With the last couple of years’ failures fairly priced in, GNFC shares can be considered for a long-term investment
AFTER more than two years of stagnation, the woes are finally getting over for Gujarat Narmada Valley Fertilisers (GNFC). The company has increased its profits in the past consecutive four quarters and has a series of new projects to be commissioned by the end of 2010. The company’s current valuations are likely to fully discount the failures of the past couple of years, which give a fair scope of recovery in the coming months. Long-term investors can hope for a sustained revival in the company’s fortunes going ahead.
BUSINESS: The Gujarat government-owned fertiliser and chemical company is India’s largest producer of basic chemicals, such as acetic acid and methanol and also produces value-added products such as toluene di-isocynate (TDI), calcium ammonium nitrate (CAN) and ammonium nitro phosphate (ANP).
The company has built a 6-storey building with 130,000 sq ft leasable area named ‘InfoTower’ with necessary infrastructure targeting software companies. The company also operates in the IT space through its division named (n)Code Solutions, which provides e-procurement services, designs and builds world-class data centres, offers managed IT services including security services and e-governance solutions.
After a better performance in FY08, the company has been stagnating. Apart from the economic recession of FY09, its revenues and profits were hit by plant breakdowns. Recently, on February 10, 2010, the company had another accident, damaging some of its critical equipment that have stalled its ammonia production that can be resumed only after another couple of months. The company has undertaken a comprehensive plan to be implemented over the next three years to prevent any such future failures.
GROWTH DRIVERS: The company has outlined a capex programme of Rs 4,000 crore for upgradation and expansion of its manufacturing facilities. Under this programme, the company’s nitric acid (WNA) capacity will go up by 37.5% and concentrated nitric acid (CAN) capacity by 50% while it adds a 35 MW captive power plant and 50,000 TPA ethyl acetate unit.
While these projects are scheduled to be completed by December 2010, two more projects will take 2-3 years to finish. The company is expanding its TDI capacity from the current 10,000 TPA to 60,000 TPA by the end of 2011 while the liquid fuel-based urea plant will be converted to natural gas by the end of 2012.
The company has also entered into a joint venture with other Gujarat government companies, such as GSFC and Gujarat Alkalis to set up a specialty chemicals complex at Dahej.

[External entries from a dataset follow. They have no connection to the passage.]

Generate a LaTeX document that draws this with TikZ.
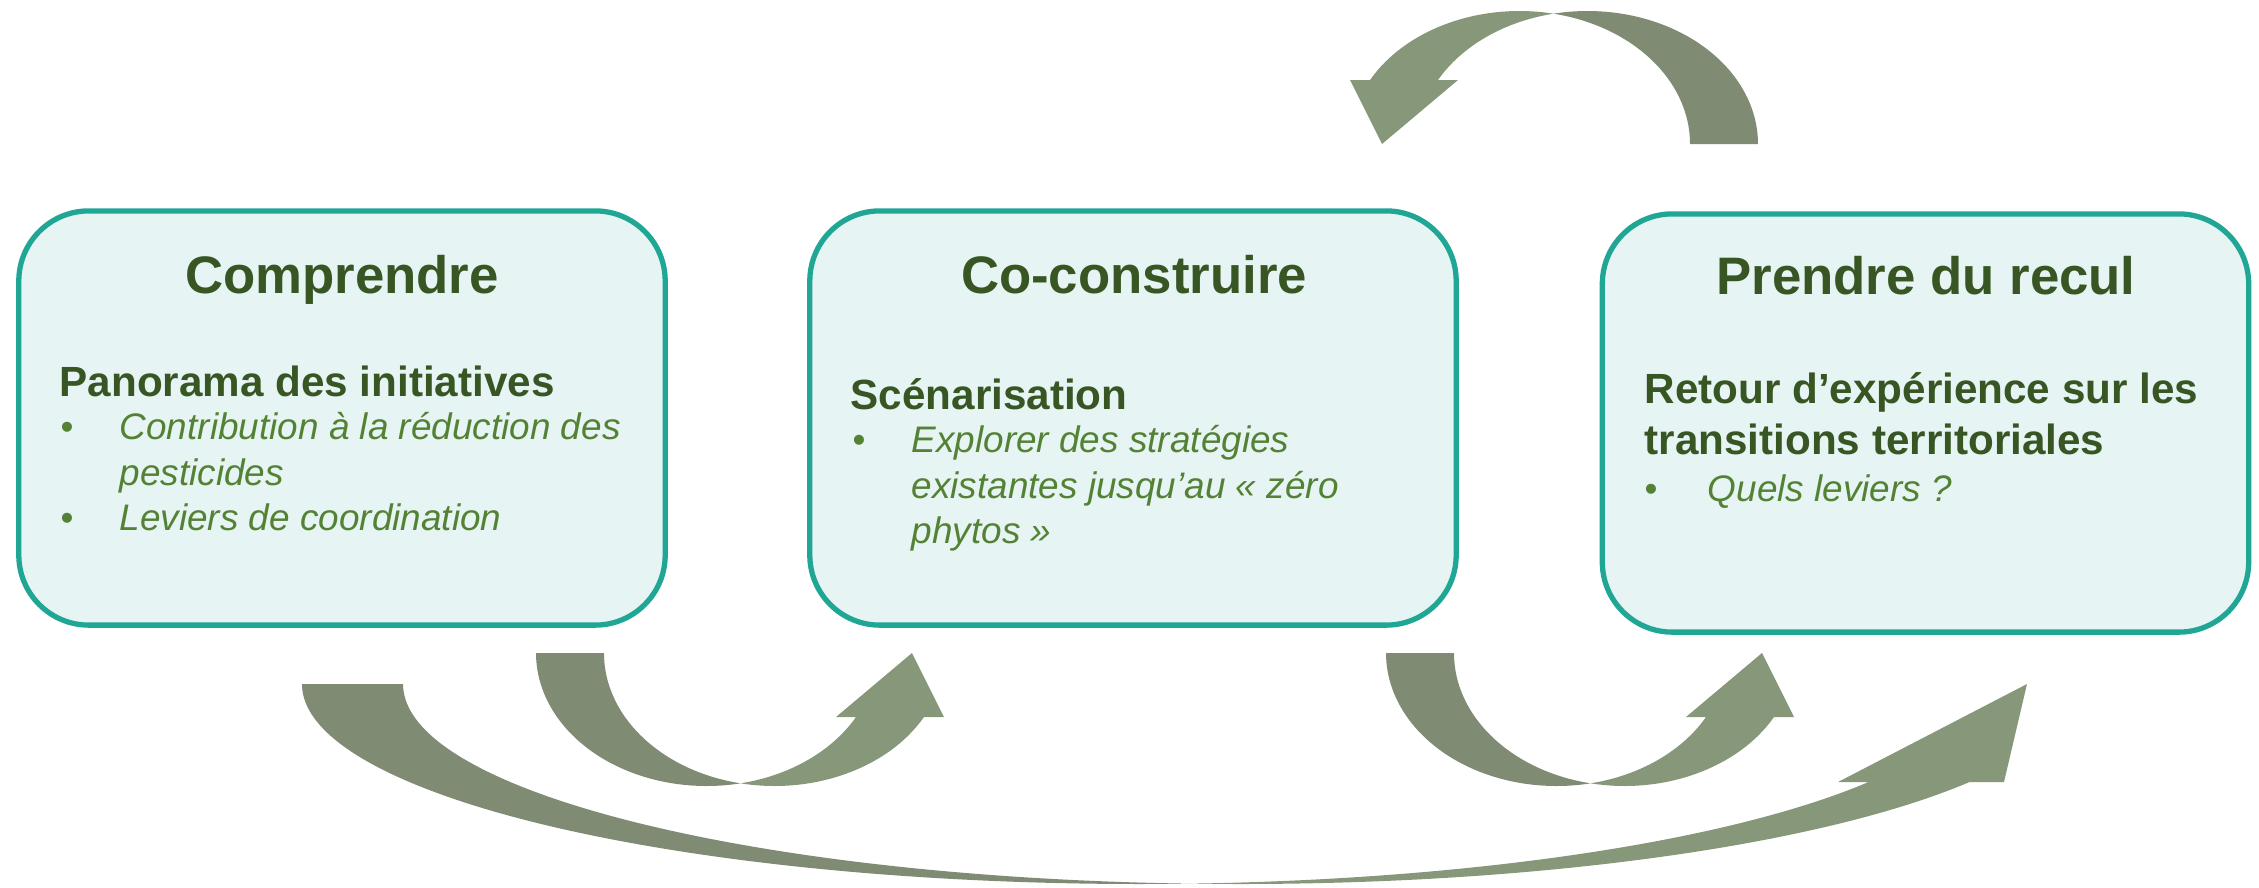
\documentclass[tikz,border=0pt]{standalone}
\usepackage{fontspec}
\setmainfont{Liberation Sans}
\usetikzlibrary{positioning}

\definecolor{boxline}{RGB}{32,166,148}
\definecolor{boxfill}{RGB}{230,244,243}
\definecolor{headgreen}{RGB}{55,86,35}
\definecolor{itemgreen}{RGB}{84,130,53}
\definecolor{backgreen}{RGB}{127,139,115}
\definecolor{frontgreen}{RGB}{135,151,122}

\newcommand{\bulletmark}{\makebox[0.59cm][l]{\upshape\textbullet}}
\newcommand{\hangspace}{\hspace*{0.59cm}}

\tikzset{
  stagebox/.style={draw=boxline, line width=1.5pt, fill=boxfill, rounded corners=0.7cm,
    minimum width=6.46cm, minimum height=4.14cm, inner sep=0pt},
  stagetitle/.style={text=headgreen, font=\fontsize{15}{18}\selectfont\bfseries, inner sep=0pt, anchor=base},
  subhead/.style={text=headgreen, font=\fontsize{12}{14.5}\selectfont\bfseries, inner sep=0pt,
    anchor=base west, align=left},
  items/.style={text=itemgreen, font=\fontsize{10.5}{12.8}\selectfont\itshape, inner sep=0pt,
    anchor=base west, align=left},
  backband/.style={fill=backgreen},
  frontband/.style={fill=frontgreen},
}

\begin{document}
\begin{tikzpicture}[x=0.01cm, y=-0.01cm]
        \useasboundingbox (0,0) rectangle (2259,887);

        \node[stagebox] (comprendre) at (342,418) {};
        \node[stagebox] (coconstruire) at (1133,418) {};
        \node[stagebox, minimum height=4.18cm] (recul) at (1925.5,423) {};

        \node[stagetitle] (comprendretitle) at (342,293) {Comprendre};
        \node[stagetitle] (coconstruiretitle) at (1134,293) {Co-construire};
        \node[stagetitle] (recultitle) at (1926,294) {Prendre du recul};

        \node[subhead] (panorama) at (59,396) {Panorama des initiatives};
        \node[items] (panoramaitems) at (60,530) {\bulletmark Contribution à la réduction des\\
          \hangspace pesticides\\
          \bulletmark Leviers de coordination};

        \node[subhead] (scenario) at (850,409) {Scénarisation};
        \node[items] (scenarioitems) at (852,543) {\bulletmark Explorer des stratégies\\
          \hangspace existantes jusqu’au « zéro\\
          \hangspace phytos »};

        \node[subhead] (retour) at (1644,454) {Retour d’expérience sur les\\transitions territoriales};
        \node[items] (retouritems) at (1644,501) {\makebox[0.63cm][l]{\upshape\textbullet}Quels leviers ?};

        \coordinate (tailA) at (536,653);
        \coordinate (tailB) at (1386,653);
        \coordinate (tailD) at (1758,144);
        \coordinate (tailC) at (302,684);

        \foreach \c/\r in {tailA/0, tailB/0, tailD/180} {
          \begin{scope}[shift={(\c)}, rotate=\r]
            \fill[backband] (0,0) arc[start angle=180, end angle=78.5, x radius=170.5, y radius=133]
              arc[start angle=101.5, end angle=180, x radius=170.5, y radius=133] -- cycle;
            \fill[frontband] (376,0) -- (408,64) -- (388,64)
              arc[start angle=28.77, end angle=101.5, x radius=170.5, y radius=133]
              arc[start angle=78.5, end angle=28.77, x radius=170.5, y radius=133]
              -- (300,64) -- cycle;
          \end{scope}
        }

        \begin{scope}[shift={(tailC)}]
          \fill[backband] (0,0) arc[start angle=180, end angle=86.54, x radius=837, y radius=200]
            arc[start angle=93.46, end angle=180, x radius=837, y radius=200] -- cycle;
          \fill[frontband] (1725,0) -- (1702,98) -- (1667.6,98)
            arc[start angle=29.34, end angle=93.46, x radius=837, y radius=200]
            arc[start angle=86.54, end angle=29.34, x radius=837, y radius=200]
            -- (1536,98) -- cycle;
        \end{scope}
\end{tikzpicture}
\end{document}
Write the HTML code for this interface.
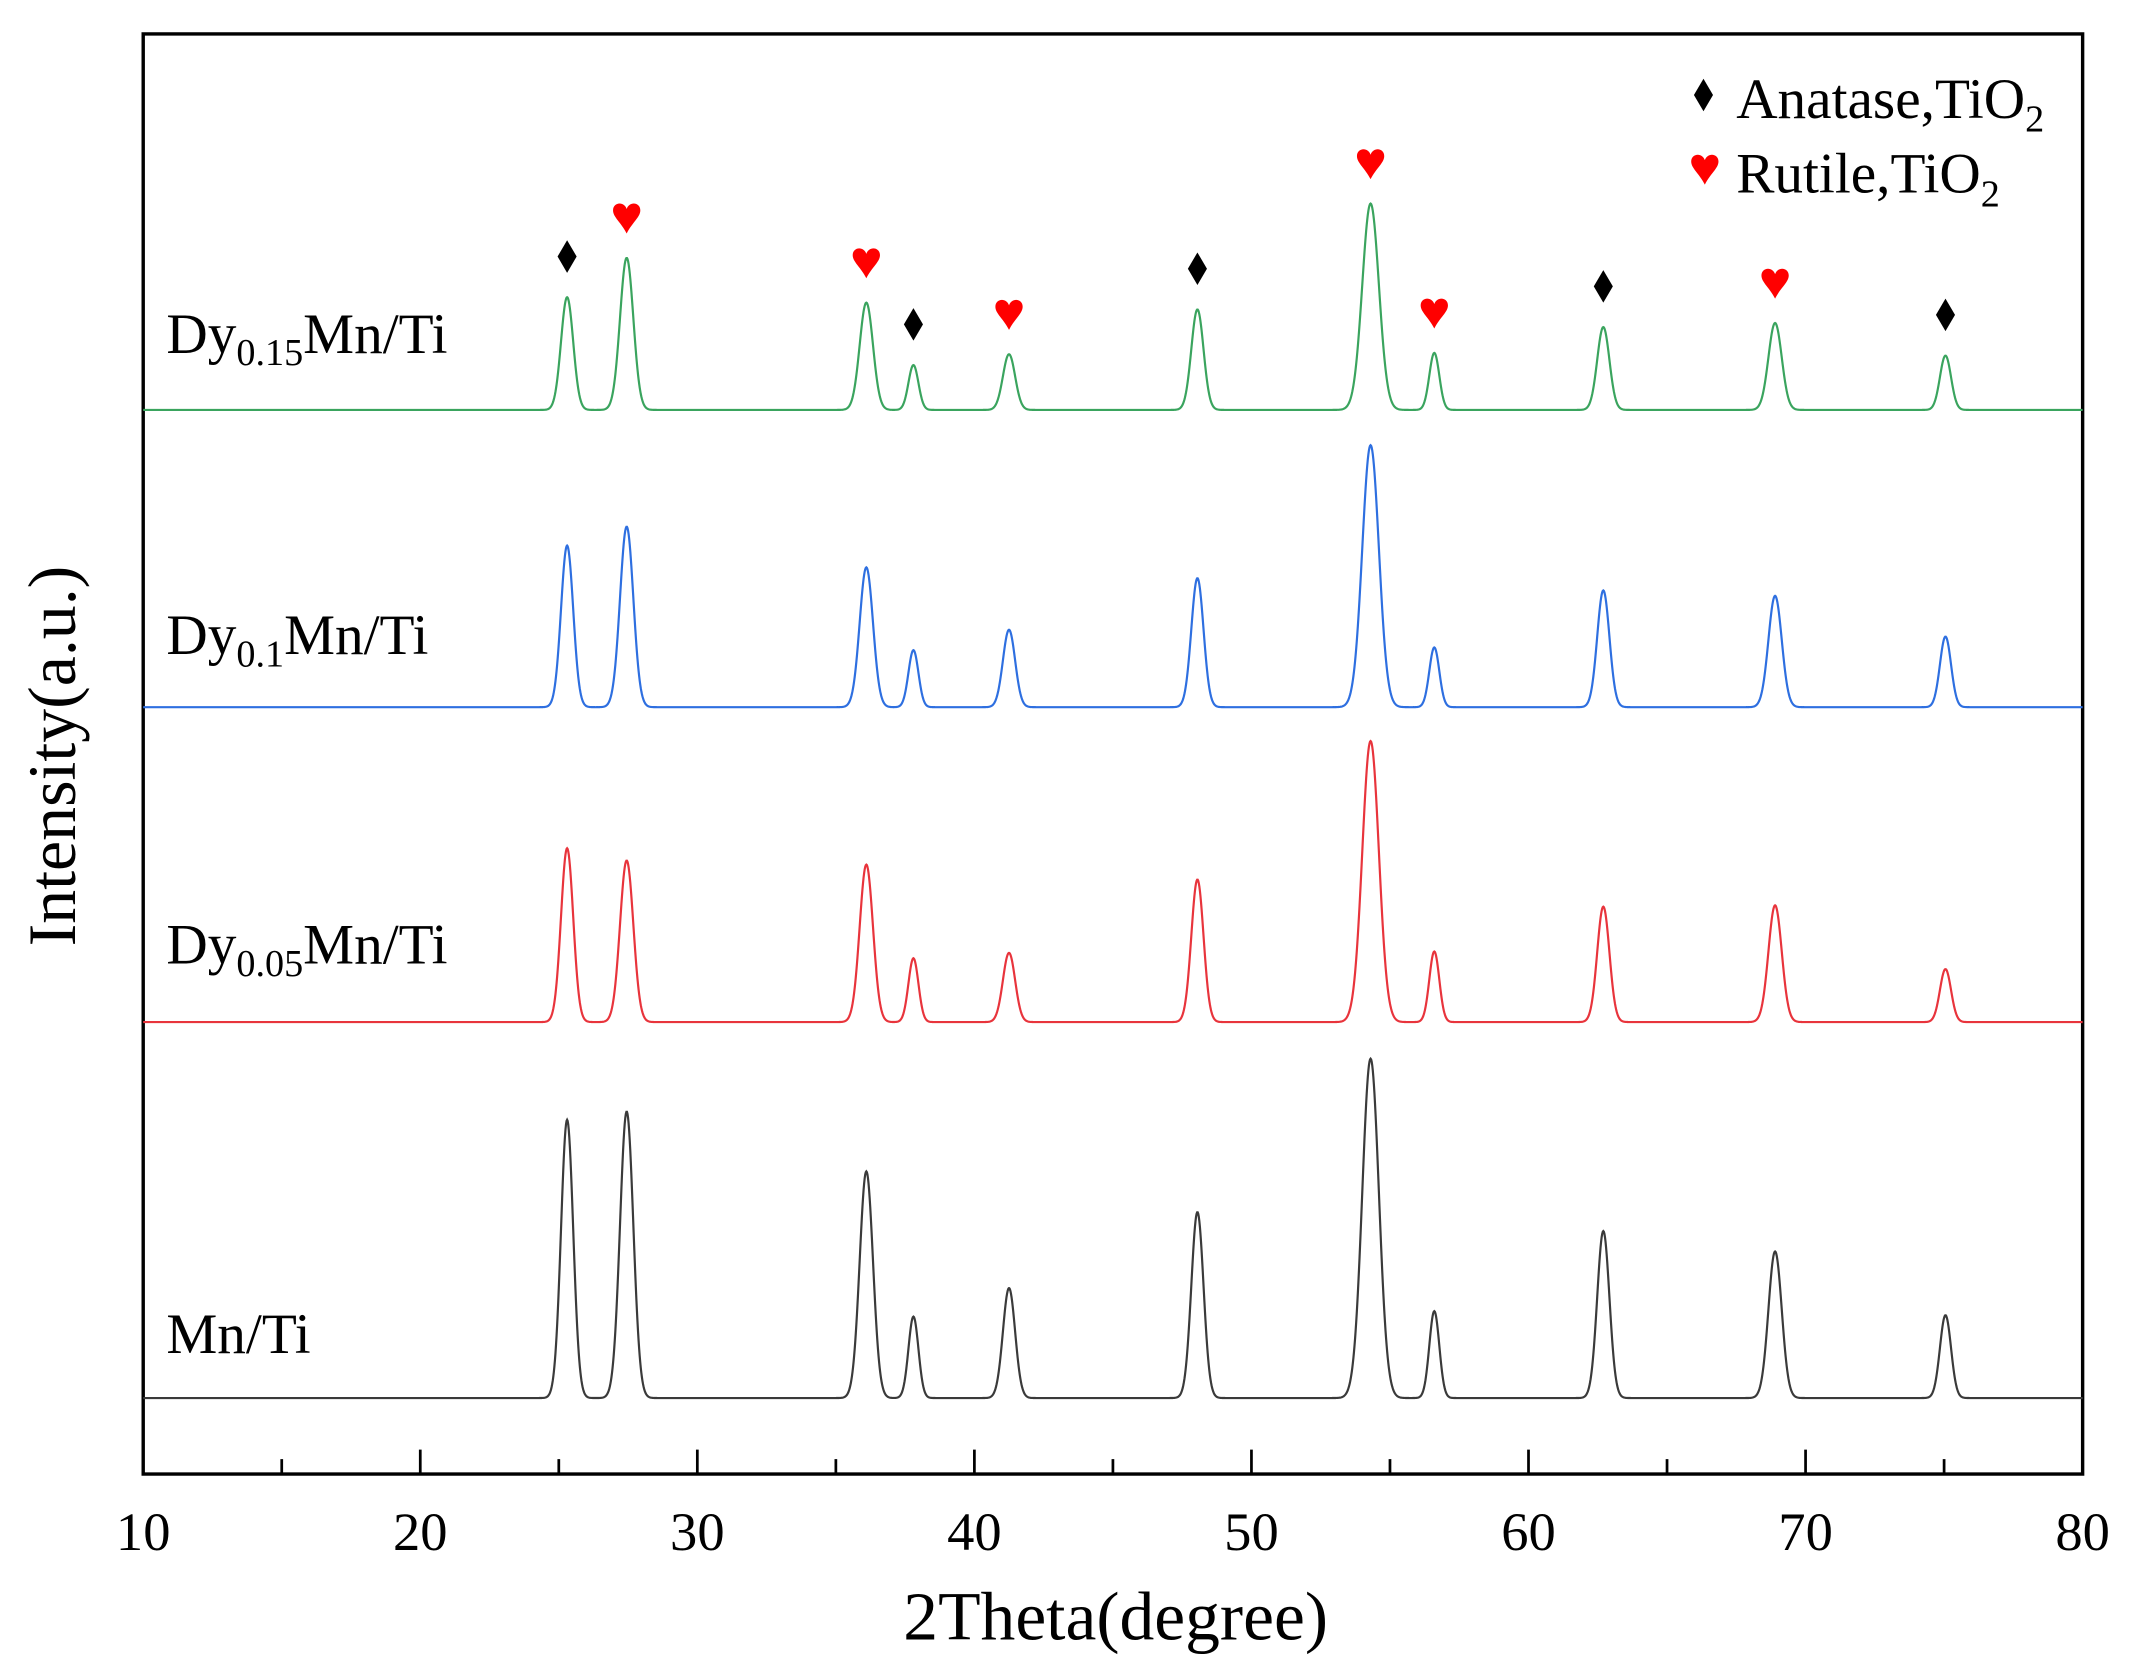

A feasibility study is under way for the same
FINANCIALS: The company’s net sales have grown at a cumulative annualised growth rate (CAGR) of 20% between FY03 and FY08 while the net profit grew at 13.8%. However, since then, the profits have nearly halved for the year ended December 2009 while sales fell 23%. The company has steadily reduced its debt burden over the past five years to bring down the debt-equity ratio to 0.17 by the end of FY09 from 0.61 of FY05. During this period, the return on capital employed (RoCE) has consistently remained above 25% except in FY09, when it fell to 16.9%. The company has a strong history of cash flows from operations. Between FY01 and FY08, the operating cash flows were consistently higher than the cash used in investments, which reversed in FY09 with the company progressing ahead with its investment plans.
VALUATIONS: At the current market price, GNFC is trading at a price-to-earnings multiple (P/E) of 9.8 based on its profits for the trailing 12 months. The share price has fallen below its book value of FY09. The current price fairly discounts the company’s failures of the past couple of years.